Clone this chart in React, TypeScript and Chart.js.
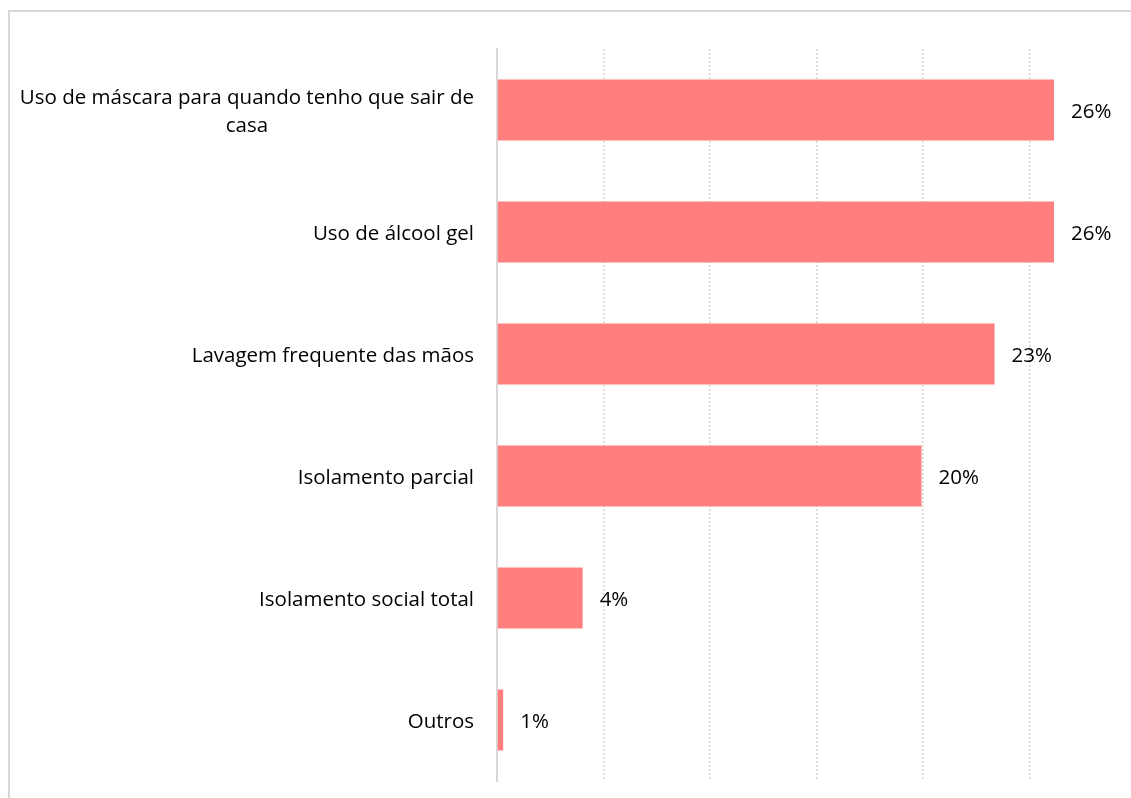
import React, { useEffect, useRef } from "react";
import { Chart, registerables } from "chart.js";

Chart.register(...registerables);

const categories: (string | string[])[] = [
  ["Uso de máscara para quando tenho que sair de", "casa"],
  "Uso de álcool gel",
  "Lavagem frequente das mãos",
  "Isolamento parcial",
  "Isolamento social total",
  "Outros",
];

const values: number[] = [26.15, 26.15, 23.36, 19.93, 4.02, 0.29];
const valueLabels: string[] = ["26%", "26%", "23%", "20%", "4%", "1%"];

const FONT = "'Open Sans', sans-serif";
const FONT_SIZE = 20.5;
const LINE_H = 28;
const TEXT_DY = 2;

const dataLabelPlugin = {
  id: "dataLabels",
  afterDatasetsDraw(chart: any) {
    const ctx = chart.ctx;
    const meta = chart.getDatasetMeta(0);
    ctx.save();
    ctx.font = `${FONT_SIZE}px ${FONT}`;
    ctx.fillStyle = "#000000";
    ctx.textAlign = "left";
    ctx.textBaseline = "middle";
    meta.data.forEach((el: any, i: number) => {
      ctx.fillText(valueLabels[i], el.x + 17, el.y + TEXT_DY);
    });
    ctx.restore();
  },
};

const categoryLabelPlugin = {
  id: "categoryLabels",
  afterDraw(chart: any) {
    const ctx = chart.ctx;
    const yScale = chart.scales.y;
    const rightX = chart.chartArea.left - 23;
    ctx.save();
    ctx.font = `${FONT_SIZE}px ${FONT}`;
    ctx.fillStyle = "#000000";
    ctx.textBaseline = "middle";
    categories.forEach((lab, i) => {
      const lines = Array.isArray(lab) ? lab : [lab];
      const widths = lines.map((l) => ctx.measureText(l).width);
      const blockW = Math.max(...widths);
      const cx = rightX - blockW / 2;
      const yc = yScale.getPixelForValue(i) + TEXT_DY;
      const y0 = yc - ((lines.length - 1) * LINE_H) / 2;
      ctx.textAlign = "center";
      lines.forEach((l, j) => {
        ctx.fillText(l, cx, y0 + j * LINE_H);
      });
    });
    ctx.restore();
  },
};

export default function App() {
  const ref = useRef<HTMLCanvasElement | null>(null);

  useEffect(() => {
    if (!ref.current) return;
    const chart = new Chart(ref.current, {
      type: "bar",
      data: {
        labels: categories,
        datasets: [
          {
            data: values,
            backgroundColor: "#FF7F7F",
            borderWidth: 0,
            barPercentage: 0.5,
            categoryPercentage: 1,
          },
        ],
      },
      options: {
        indexAxis: "y",
        animation: false,
        responsive: false,
        maintainAspectRatio: false,
        layout: { padding: { top: 37, bottom: 21, right: 4, left: 0 } },
        plugins: {
          legend: { display: false },
          tooltip: { enabled: false },
        },
        scales: {
          x: {
            min: 0,
            max: 30,
            ticks: { display: false, stepSize: 5 },
            grid: {
              color: "#d6d6d6",
              lineWidth: 1.5,
              drawTicks: false,
            },
            border: { display: false, dash: [2, 2] },
            afterFit(scale: any) {
              scale.height = 0;
            },
          },
          y: {
            grid: { display: false, drawTicks: false },
            border: { display: true, color: "#d9d9d9", width: 2 },
            ticks: { display: false },
            afterFit(scale: any) {
              scale.width = 487;
            },
          },
        },
      },
      plugins: [dataLabelPlugin, categoryLabelPlugin],
    });
    return () => chart.destroy();
  }, []);

  return (
    <div
      style={{
        position: "fixed",
        left: 8,
        top: 10,
        width: 1140,
        height: 800,
        boxSizing: "border-box",
        border: "2px solid #d9d9d9",
        background: "#ffffff",
      }}
    >
      <canvas ref={ref} width={1130} height={790} style={{ display: "block" }} />
    </div>
  );
}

### AIM OF THE TASK
Return only the lines from the start of the data through the line that contains "Chart.register(...registerables);", please, copying them exactly and omitting all pictures.

### RESPONSE TO THIS TASK
Clone this chart in React, TypeScript and Chart.js.
import React, { useEffect, useRef } from "react";
import { Chart, registerables } from "chart.js";

Chart.register(...registerables);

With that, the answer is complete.